The New York band has kicked around since the late '90s with its mix of rock, hip-hop and funk created by live instruments and led by frontman and MC Travis McCoy. The band finally broke through into pop music in 2005 with the release of The Papercut Chronicles on Fall Out Boy bassist Pete Wentz's label Decaydance Records.
The album contained the single Cupid's Chokehold, a hip-hop/pop track featuring Fall Out Boy vocalist Patrick Stump and built around a sample of Supertramp's classic Breakfast in America. The single was the rare catchy song with legs, and it was even rerecorded for the band's 2006 album As Cruel as School Children to capitalize on its popularity.
"That was something that was not only a complete surprise to us but our record label," McGinley said. "We didn't know that we had a pop song in us, and I think that we still feel like the black sheep of the pop crowd."
This outsider status is something McGinley, McCoy, guitarist Disashi Lumumba-Kasongo and bassist Eric Roberts think has been a key to the band's longevity. The emo music scene that Gym Class Heroes initially was associated with has essentially come and gone, but the group's affinity for various musical styles has allowed it to occupy a unique niche that speaks to many types of listeners.

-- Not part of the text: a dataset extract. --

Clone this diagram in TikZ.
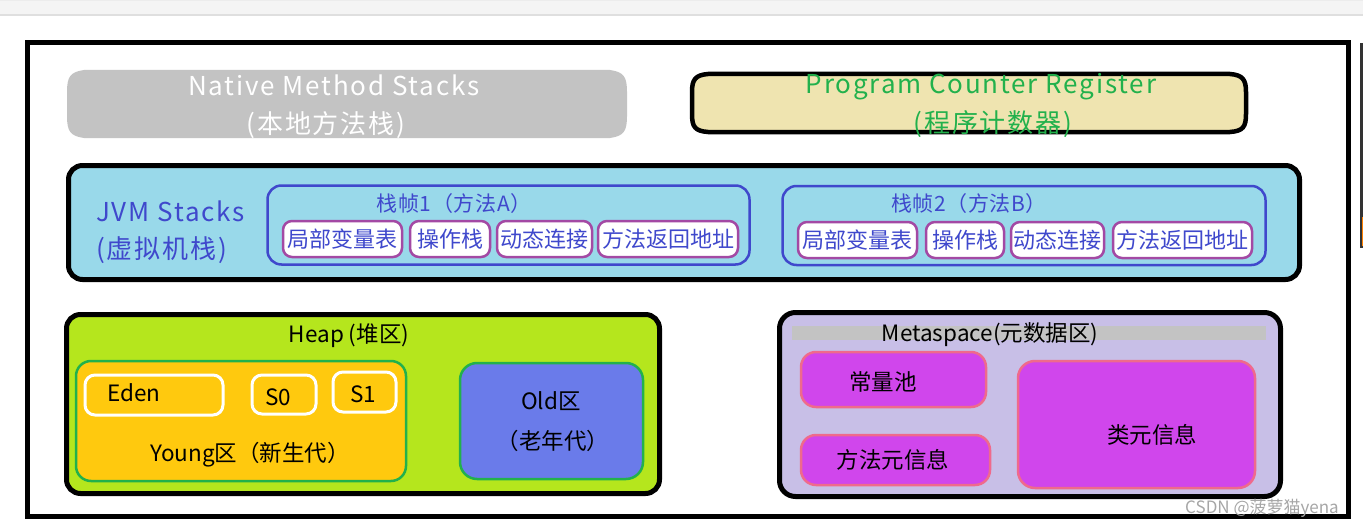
\documentclass[tikz,border=0pt]{standalone}
\usepackage{fontspec}
\setmainfont{Noto Sans CJK SC}
\newfontfamily\spacedfont[LetterSpace=7]{Noto Sans CJK SC}
\newfontfamily\lightspaced[LetterSpace=3]{Noto Sans CJK SC}
\definecolor{nativegray}{HTML}{C3C3C3}
\definecolor{pcfill}{HTML}{EFE4B0}
\definecolor{pcgreen}{HTML}{22B14C}
\definecolor{jvmfill}{HTML}{99D9EA}
\definecolor{blueT}{HTML}{3F48CC}
\definecolor{framepurple}{HTML}{A349A4}
\definecolor{heapfill}{HTML}{B5E61D}
\definecolor{youngfill}{HTML}{FFC90E}
\definecolor{oldfill}{HTML}{6A7BEA}
\definecolor{metafill}{HTML}{C8BFE7}
\definecolor{metabox}{HTML}{D046EC}
\definecolor{pinkline}{HTML}{EF6A8C}
\definecolor{stripgray}{HTML}{F4F4F4}
\begin{document}
\begin{tikzpicture}[x=1pt,y=-1pt,
  txt/.style={inner sep=0pt, font=\fontsize{22.5}{26}\selectfont},
  bigtxt/.style={inner sep=0pt, font=\spacedfont\fontsize{26}{30}\selectfont},
  titletxt/.style={inner sep=0pt, text=blueT, font=\lightspaced\fontsize{21}{24}\selectfont},
  region/.style={draw=black, line width=5pt, rounded corners=14pt},
  framebox/.style={draw=blueT, line width=2.5pt, rounded corners=14pt, inner sep=0pt},
  slotbox/.style={draw=framepurple, fill=white, line width=2.5pt, rounded corners=9pt, inner sep=0pt, minimum height=36pt, text=blueT, font=\fontsize{22}{24}\selectfont},
  genbox/.style={draw=pcgreen, line width=2.5pt, rounded corners=15pt, inner sep=0pt},
  survbox/.style={draw=white, line width=3pt, rounded corners=10pt, inner sep=0pt},
  metaitem/.style={draw=pinkline, fill=metabox, line width=2.5pt, rounded corners=15pt, inner sep=0pt}
]
\useasboundingbox (0,0) rectangle (1363,527);
% browser strip and right edge
\fill[stripgray] (0,0) rectangle (1363,15);
\draw[gray!25, line width=1.2pt] (0,15) -- (1363,15);
\draw[gray!15, line width=1pt] (0,1) -- (1363,1);
\fill[black!80] (1359.5,43) rectangle (1363,248);
\fill[orange] (1361.5,217) rectangle (1363,246);
% outer frame
\draw[line width=5pt] (27,42.5) rectangle (1348.5,516.5);

% Native Method Stacks
\fill[nativegray] (84,70) -- (610,70) .. controls (624,72) and (627,77) .. (627,92) -- (627,116) .. controls (627,131) and (624,136) .. (610,138) -- (84,138) .. controls (70,136) and (67,131) .. (67,116) -- (67,92) .. controls (67,77) and (70,72) .. (84,70) -- cycle;
\node[bigtxt, text=white] (nms) at (334,85) {Native Method Stacks};
\node[bigtxt, text=white] (nmscn) at (326,125) {(本地方法栈)};

% Program Counter Register
\filldraw[fill=pcfill, draw=black, line width=4.5pt] (708,74) -- (1230,74) .. controls (1243,75) and (1246,80) .. (1246,92) -- (1246,114) .. controls (1246,127) and (1243,131) .. (1230,132) -- (708,132) .. controls (695,131) and (692,127) .. (692,114) -- (692,92) .. controls (692,80) and (695,75) .. (708,74) -- cycle;
\node[bigtxt, text=pcgreen] (pcr) at (981,87) {Program Counter Register};
\node[bigtxt, text=pcgreen] (pcrcn) at (993,124) {(程序计数器)};

% JVM Stacks
\node[region, fill=jvmfill, minimum width=1231pt, minimum height=114pt, inner sep=0pt] (jvm) at (684,222.5) {};
\node[bigtxt, text=blueT, anchor=west] (jvmt) at (96,211) {JVM Stacks};
\node[bigtxt, text=blueT, anchor=west] (jvmcn) at (96,250) {(虚拟机栈)};

\node[framebox, minimum width=482pt, minimum height=79pt] (f1) at (508.5,225) {};
\node[titletxt] (f1t) at (454,204) {栈帧1（方法A）};
\node[slotbox, minimum width=119pt] (f1a) at (342.5,239) {局部变量表};
\node[slotbox, minimum width=80pt] (f1b) at (450,239) {操作栈};
\node[slotbox, minimum width=95pt] (f1c) at (544.5,239) {动态连接};
\node[slotbox, minimum width=140pt] (f1d) at (668,239) {方法返回地址};

\node[framebox, minimum width=483pt, minimum height=79pt] (f2) at (1024,225.5) {};
\node[titletxt] (f2t) at (969,204) {栈帧2（方法B）};
\node[slotbox, minimum width=119pt] (f2a) at (857.5,240) {局部变量表};
\node[slotbox, minimum width=78pt] (f2b) at (965,240) {操作栈};
\node[slotbox, minimum width=93pt] (f2c) at (1057.5,240) {动态连接};
\node[slotbox, minimum width=139pt] (f2d) at (1182.5,240) {方法返回地址};

% Heap
\node[region, fill=heapfill, minimum width=593pt, minimum height=179pt, inner sep=0pt] (heap) at (363,404) {};
\node[txt] (heapt) at (349,336) {Heap (堆区)};
\node[genbox, fill=youngfill, minimum width=330pt, minimum height=120pt] (young) at (241,421) {};
\node[survbox, minimum width=138pt, minimum height=40pt] (eden) at (154,395) {};
\node[txt, anchor=west] (edent) at (107,393) {Eden};
\node[survbox, minimum width=64pt, minimum height=39pt] (s0) at (284,394.5) {};
\node[txt] (s0t) at (278,397) {S0};
\node[survbox, minimum width=63pt, minimum height=40pt] (s1) at (364.5,392) {};
\node[txt] (s1t) at (363,394) {S1};
\node[txt] (youngt) at (250,455) {Young区（新生代）};
\node[genbox, fill=oldfill, minimum width=183pt, minimum height=116pt, rounded corners=17pt] (old) at (551.5,421) {};
\node[txt] (oldt) at (551,401) {Old区};
\node[txt] (oldcn) at (553,441) {（老年代）};

% Metaspace
\node[region, fill=metafill, minimum width=501pt, minimum height=184pt, inner sep=0pt, rounded corners=16pt] (meta) at (1030,404.5) {};
\fill[nativegray] (792,326) rectangle (1266,340);
\node[txt] (metat) at (990,335) {Metaspace(元数据区)};
\node[metaitem, minimum width=185pt, minimum height=55pt] (pool) at (893.5,379.5) {};
\node[txt] (poolt) at (883,382) {常量池};
\node[metaitem, minimum width=189pt, minimum height=50pt] (mmeta) at (895.5,460) {};
\node[txt] (mmetat) at (893,460) {方法元信息};
\node[metaitem, minimum width=237pt, minimum height=127pt, rounded corners=17pt] (cmeta) at (1136.5,424.5) {};
\node[txt] (cmetat) at (1152,435) {类元信息};

% watermark
\node[inner sep=0pt, text=gray!70, font=\fontsize{17}{19}\selectfont] (wm) at (1262,508) {CSDN @菠萝猫yena};
\end{tikzpicture}
\end{document}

"It's funny. We can play on a bill like Warped Tour and feel like one of the more pop acts on the bill, and we can go play a radio festival and we're a more alternative band," McGinley said. "I think that's always kind of been a really good thing for us. For whatever the current trend is, there will always be a group of people looking for something that's not that."
Even with the 2008 album The Quilt falling short of the band's earlier commercial success and McCoy going on to make an impact with the hit Bruno Mars collaboration Billionaire, Gym Class Heroes has regrouped, and its members find themselves on a creative and commercial upswing. The release of The Papercut Chronicles II has produced one of the band's biggest hits, the Top 5 single Stereo Heart featuring Maroon 5 vocalist Adam Levine. It also looks as if the dancey, reggae mash-up Ass Back Home featuring Neon Hitch is on its way to occupying airwaves just in time for summer 2012. Although hits like these allow Gym Class Heroes to continue to do what they love — touring the world performing for countless fans — they say they have the potential and obligation to write more than just a good pop song.
"I still want to write that song that gives me the goose bumps forever when I hear it," McGinley said. "I think we haven't written that song yet, and I think that's something that I guess inspires me. It's just something to strive for."